Spis treści
-15 stopni mrozu. Atak zimy w Polsce
Końcówka 2024 roku, święta Bożego Narodzenia i pierwsze godziny stycznia sprawiły, że fani zimy kręcili przecząco głową. Zimowych akcentów było jak na lekarstwo i niektórzy zwątpili w nadejście pory roku, kojarzonej ze śniegiem oraz mrozem. Przełom nastąpił przy okazji analizy prognozy pogody na długi weekend, która była jednocześnie ostrzeżeniem przed solidnymi spadkami temperatur i śnieżycami. Synoptycy z Instytutu Meteorologii i Gospodarki Wodnej (IMGW) potwierdzają krótkotrwały, ale jednak atak zimy. Najzimniejsza będzie noc z soboty na niedzielę (4/5 stycznia 2024 r.)
Na południu kraju termometry pokażą od -7 do -9°C, a w górskich rejonach może być jeszcze zimniej - od -12 do -15 stopni Celsjusza - zapowiada Arkadiusz Wójtowicz, współautor serwisu fanipogody.pl.
Pogodowy zwrot akcji.

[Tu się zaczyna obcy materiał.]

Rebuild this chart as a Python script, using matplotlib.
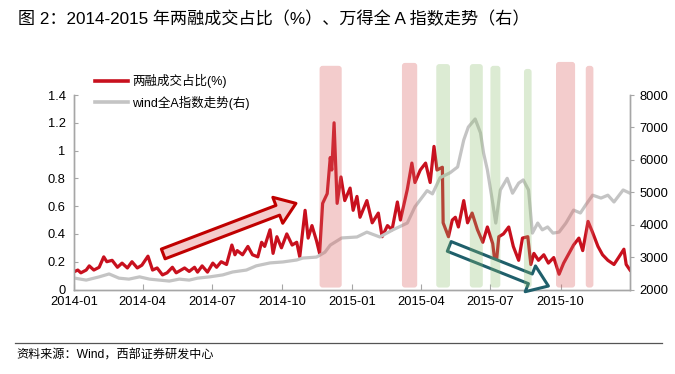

Wyraźne ocieplenie w prognozach
Niskie temperatury, opady śniegu i oblodzenie - z tymi zjawiskami Polacy zmierzą się w piątek oraz podczas długiego weekendu. Na drogach zrobi się ślisko, więc ponawiamy apele o ostrożność. Na wschodzie i północnym wschodzie utrzyma się całodobowy mróz. Na północy przyrost pokrywy śnieżnej do 5 centymetrów. Z lepieniem bałwana i jazdą na sankach trzeba się jednak pospieszyć, bo na horyzoncie już widać... konkretne ocieplenie!
IMGW wskazuje, że już 6 stycznia (poniedziałek, Święto Trzech Króli) przyniesie dwucyfrowe temperatury na plusie. Najcieplej powinno być w województwach:
- lubuskim
- zachodniopomorskim
- dolnośląskim
W najcieplejszym momencie dnia słupki rtęci pokażą do 13 stopni Celsjusza. Końcówka pierwszej dekady stycznia to temperatury na plusie na terenach nizinnych.
- Zmiany te podkreślają dynamikę zimowej pogody, przeplatającej okresy mrozów i ocieplenia, co ma mieć związek z odbudową cyrkulacji atlantyckiej atmosfery - podkreśla Arkadiusz Wójtowicz, ekspert z serwisu fanipogody.pl.
Z eksperymentalnej prognozy długoterminowej, przedstawionej na stronie Instytutu Meteorologii i Gospodarki Wodnej wynika, że zarówno styczeń, jak i luty mają być cieplejsze w stosunku do normy wieloletniej (1991-2020). Jak to interpretować? Zimowe akcenty się pojawią, ale nie będzie ich przesadnie dużo.